What you are asked to do
Return only the lines between the line holding "Rebuild this chart" and the line holding "import seaborn as sns", the two boundary lines included, exactly as they appear.

Given entries
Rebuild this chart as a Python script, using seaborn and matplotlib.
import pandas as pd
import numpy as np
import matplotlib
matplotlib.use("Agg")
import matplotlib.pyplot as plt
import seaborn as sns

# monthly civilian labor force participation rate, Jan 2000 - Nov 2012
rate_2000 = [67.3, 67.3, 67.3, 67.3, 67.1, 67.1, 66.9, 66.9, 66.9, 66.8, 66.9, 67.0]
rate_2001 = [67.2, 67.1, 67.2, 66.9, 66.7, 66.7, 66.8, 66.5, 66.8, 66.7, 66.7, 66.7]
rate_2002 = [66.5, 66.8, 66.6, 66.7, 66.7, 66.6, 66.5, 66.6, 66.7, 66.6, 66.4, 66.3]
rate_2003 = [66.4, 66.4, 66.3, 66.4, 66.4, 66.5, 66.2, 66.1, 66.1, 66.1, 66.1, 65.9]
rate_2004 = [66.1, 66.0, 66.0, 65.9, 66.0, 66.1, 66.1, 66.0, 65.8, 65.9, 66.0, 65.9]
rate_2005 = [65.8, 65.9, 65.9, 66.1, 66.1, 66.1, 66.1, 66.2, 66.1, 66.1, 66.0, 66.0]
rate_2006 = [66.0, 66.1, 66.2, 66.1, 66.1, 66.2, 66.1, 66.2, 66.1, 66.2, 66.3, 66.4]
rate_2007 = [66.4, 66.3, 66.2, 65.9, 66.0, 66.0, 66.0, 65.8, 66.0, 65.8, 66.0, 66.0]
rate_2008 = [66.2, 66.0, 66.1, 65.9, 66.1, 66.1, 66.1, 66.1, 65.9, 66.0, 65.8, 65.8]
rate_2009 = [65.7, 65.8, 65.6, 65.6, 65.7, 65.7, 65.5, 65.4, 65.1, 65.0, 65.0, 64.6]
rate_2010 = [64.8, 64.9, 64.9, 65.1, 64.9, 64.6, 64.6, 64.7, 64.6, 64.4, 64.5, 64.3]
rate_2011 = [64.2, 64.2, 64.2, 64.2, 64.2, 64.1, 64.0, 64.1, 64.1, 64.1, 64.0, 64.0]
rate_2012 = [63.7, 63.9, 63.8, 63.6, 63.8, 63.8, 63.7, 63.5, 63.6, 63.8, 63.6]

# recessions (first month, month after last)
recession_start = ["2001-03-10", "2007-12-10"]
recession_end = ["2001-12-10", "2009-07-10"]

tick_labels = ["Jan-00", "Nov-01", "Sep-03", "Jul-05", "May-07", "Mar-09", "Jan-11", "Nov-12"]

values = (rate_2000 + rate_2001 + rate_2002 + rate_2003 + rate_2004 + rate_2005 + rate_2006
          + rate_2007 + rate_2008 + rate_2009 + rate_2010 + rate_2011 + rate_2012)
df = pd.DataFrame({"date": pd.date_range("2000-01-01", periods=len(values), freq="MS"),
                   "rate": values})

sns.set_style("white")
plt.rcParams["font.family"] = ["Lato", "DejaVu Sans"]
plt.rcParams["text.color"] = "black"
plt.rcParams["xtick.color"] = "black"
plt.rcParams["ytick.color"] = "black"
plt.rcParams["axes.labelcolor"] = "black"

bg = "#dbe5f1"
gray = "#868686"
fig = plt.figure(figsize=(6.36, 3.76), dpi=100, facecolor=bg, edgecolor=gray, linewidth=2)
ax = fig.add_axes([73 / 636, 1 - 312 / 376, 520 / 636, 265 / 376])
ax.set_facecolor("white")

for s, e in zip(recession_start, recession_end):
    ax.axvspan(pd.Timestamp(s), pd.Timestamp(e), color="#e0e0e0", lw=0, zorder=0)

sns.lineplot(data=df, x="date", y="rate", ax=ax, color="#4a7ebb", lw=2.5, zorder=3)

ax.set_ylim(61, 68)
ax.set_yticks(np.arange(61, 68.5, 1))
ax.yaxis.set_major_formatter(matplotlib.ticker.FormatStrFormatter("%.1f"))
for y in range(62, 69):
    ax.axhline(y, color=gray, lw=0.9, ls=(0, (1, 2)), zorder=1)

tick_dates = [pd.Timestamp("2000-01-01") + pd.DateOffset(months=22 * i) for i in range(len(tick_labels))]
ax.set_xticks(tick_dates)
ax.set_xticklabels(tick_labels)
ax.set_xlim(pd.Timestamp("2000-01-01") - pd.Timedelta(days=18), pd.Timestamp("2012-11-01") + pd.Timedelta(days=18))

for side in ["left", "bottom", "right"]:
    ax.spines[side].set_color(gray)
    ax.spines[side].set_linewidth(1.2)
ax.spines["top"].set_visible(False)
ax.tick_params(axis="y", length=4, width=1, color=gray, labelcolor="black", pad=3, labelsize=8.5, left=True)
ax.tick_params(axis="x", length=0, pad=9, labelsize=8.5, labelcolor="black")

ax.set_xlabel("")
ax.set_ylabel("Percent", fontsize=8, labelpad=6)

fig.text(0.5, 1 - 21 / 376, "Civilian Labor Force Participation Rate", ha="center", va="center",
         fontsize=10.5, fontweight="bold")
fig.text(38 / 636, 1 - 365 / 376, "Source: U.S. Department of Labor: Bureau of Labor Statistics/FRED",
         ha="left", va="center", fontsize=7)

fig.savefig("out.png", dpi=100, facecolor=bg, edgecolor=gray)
--
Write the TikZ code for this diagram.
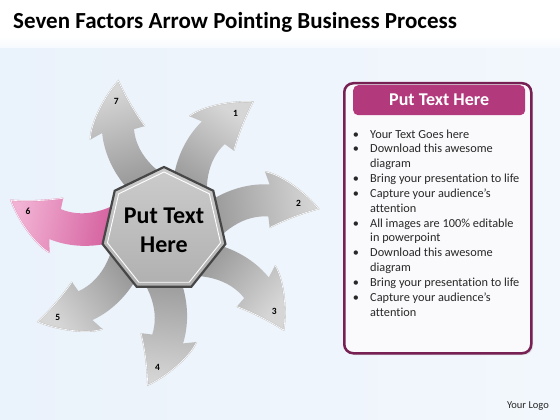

Full response
Rebuild this chart as a Python script, using seaborn and matplotlib.
import pandas as pd
import numpy as np
import matplotlib
matplotlib.use("Agg")
import matplotlib.pyplot as plt
import seaborn as sns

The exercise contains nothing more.